The demands that are being made by workmates at my job in discussions, are for a "forum" where issues can be discussed freely - inside or outside work, so it's not just a simple recruitment drive by any means, and a union may not help at all for some kind of assembly. Most of this is coming without much encouragement from me, since I've been relatively quiet about the specifics of my politics - mainly due to a lack of time for chatting.

This is in the context of a number of attacks on working conditions (rate of work, budget squeezing) that have been brought in since September, but are being done in quite a toyotist/internal-market way.

The reaction to this mainly relates to my department (don't know enough people well enough working elsewhere although plenty are pissed off) - and it's relationship to both management and other departments, rather than being generalised across the workforce: there's very little communication between staff due to the way the place is organised and dissatisfaction is expressed through absenteeism and staff turnover rather than organised struggle.
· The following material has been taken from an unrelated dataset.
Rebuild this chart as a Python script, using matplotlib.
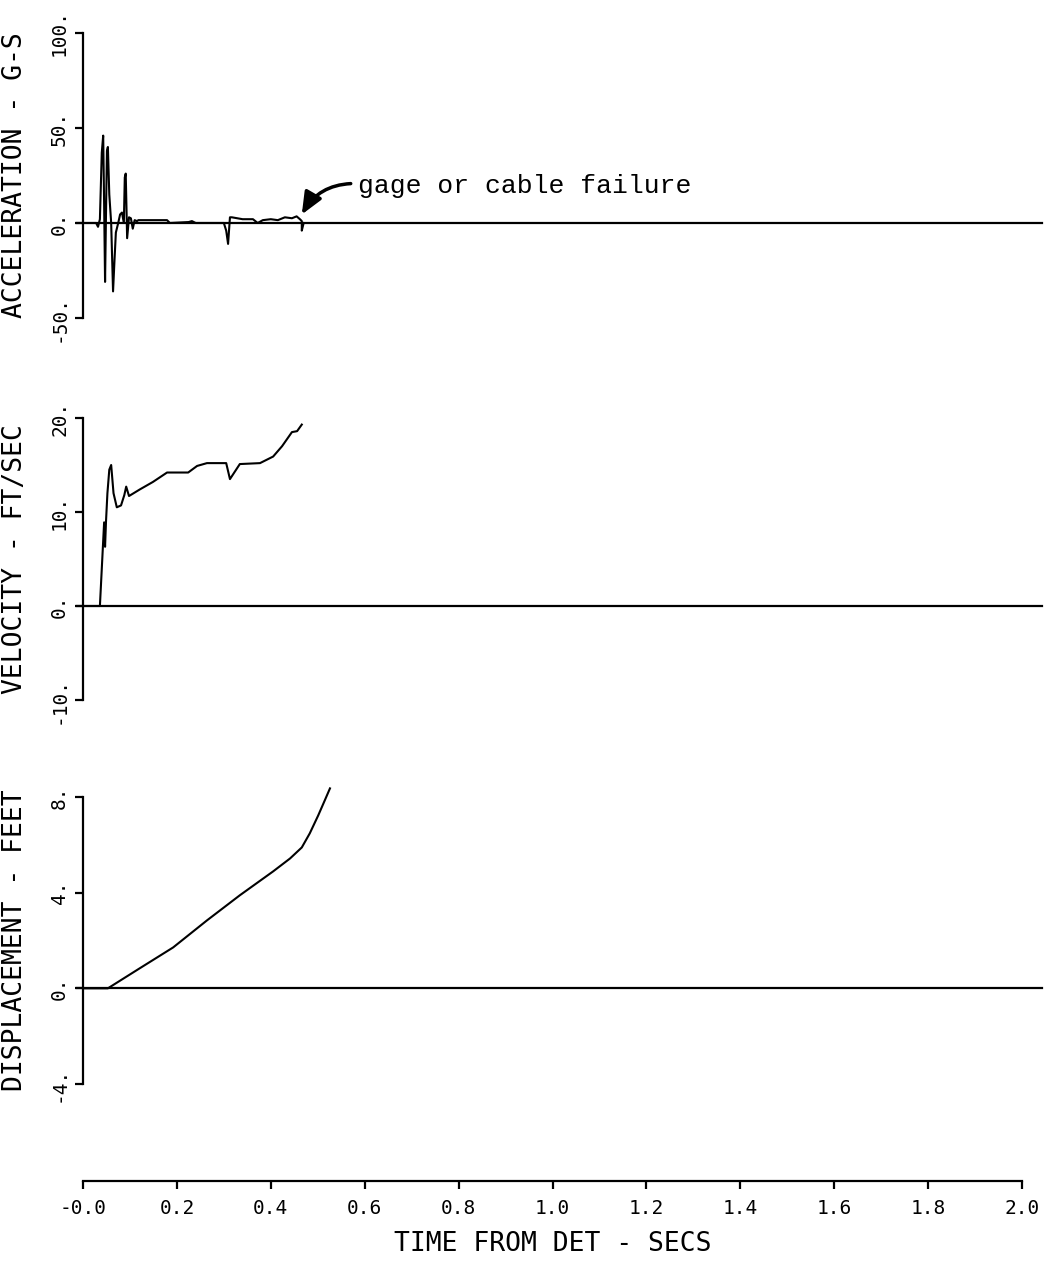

However, due to reasons I can pm you about, it may well turn into generalised attacks on wages over the next 6 months/year. I'm still on probation, am part time and have, er, responsibilities coming very soon, so all of this has been very informal so far and I've got zero experience of workplace organising, but I'm interested in at least working out who can be relied upon for some kind of resistance if that actually happens and it's working alright so far.

Now, if it was to kick off there - a strike or mass layoffs or whatever, my involvement with a local political group (not anarchist though tongue) might help in terms of publicising the issues involved, but they can't do very much if the place itself is atomised and everyone's looking to individual solutions for the problems there (which tbh they all should be anyway in the current climate but you know what I mean). A similar workplace in the same area has been out on strike over the past couple of years, and there's also been big layoffs over there.

In terms of how I spend my time - persevering with this, even if nothing comes out of it, and maybe trying to sort out a residents association where I live - these for me are prerequisites for a properly organised libertarian communist organisation - otherwise I'd simply be organising with people for the purpose of shooting my mouth off, or spreading information, which I'm quite happy doing on here and urban.

AndrewF
Nov 19 2005 14:43
Catch wrote:
In terms of how I spend my time - persevering with this, even if nothing comes out of it, and maybe trying to sort out a residents association where I live - these for me are prerequisites for a properly organised libertarian communist organisation - otherwise I'd simply be organising with people for the purpose of shooting my mouth off, or spreading information, which I'm quite happy doing on here and urban.

Are you not once more returning to the false 'either you organise the class or you organise the anarchists' choice? Why not do both (or rather why not do both offline as well as online via LibCom).

Volin
Nov 19 2005 16:11

Again, I'm right behind Joe on this. If our goal is a society infused with anarchist ideas and methods of organisation you can't start from point zero splitting up the people from specifically anarchist politics. Practically, sure, we have on the one hand a largely passive, apolitical mass and then the smallest minority of passionate, radical individuals. We can't go all ideological when speaking and discussing with 'ordinary' folk, but to move forward in any sense we need to both encourage grassroots community and work participation and then/as well anarchist organisations to propagate a more consciously transformative side.

Ultimately, one without the other is a waste of time.

martinh
Nov 19 2005 17:20

Hi Joe,

I think this is quite a common sense approach that most anarchists arrive at after enough experience. Give my regards to the author, BTW. I would recommend someone does a bit of tidying up of the english if you're going to publish this on paper.

One thing that does need to be added, IMO, is that while anarchists in general should be working at all 3 levels, individual anarchists will of course prioritise one area over another as their circumstances fit.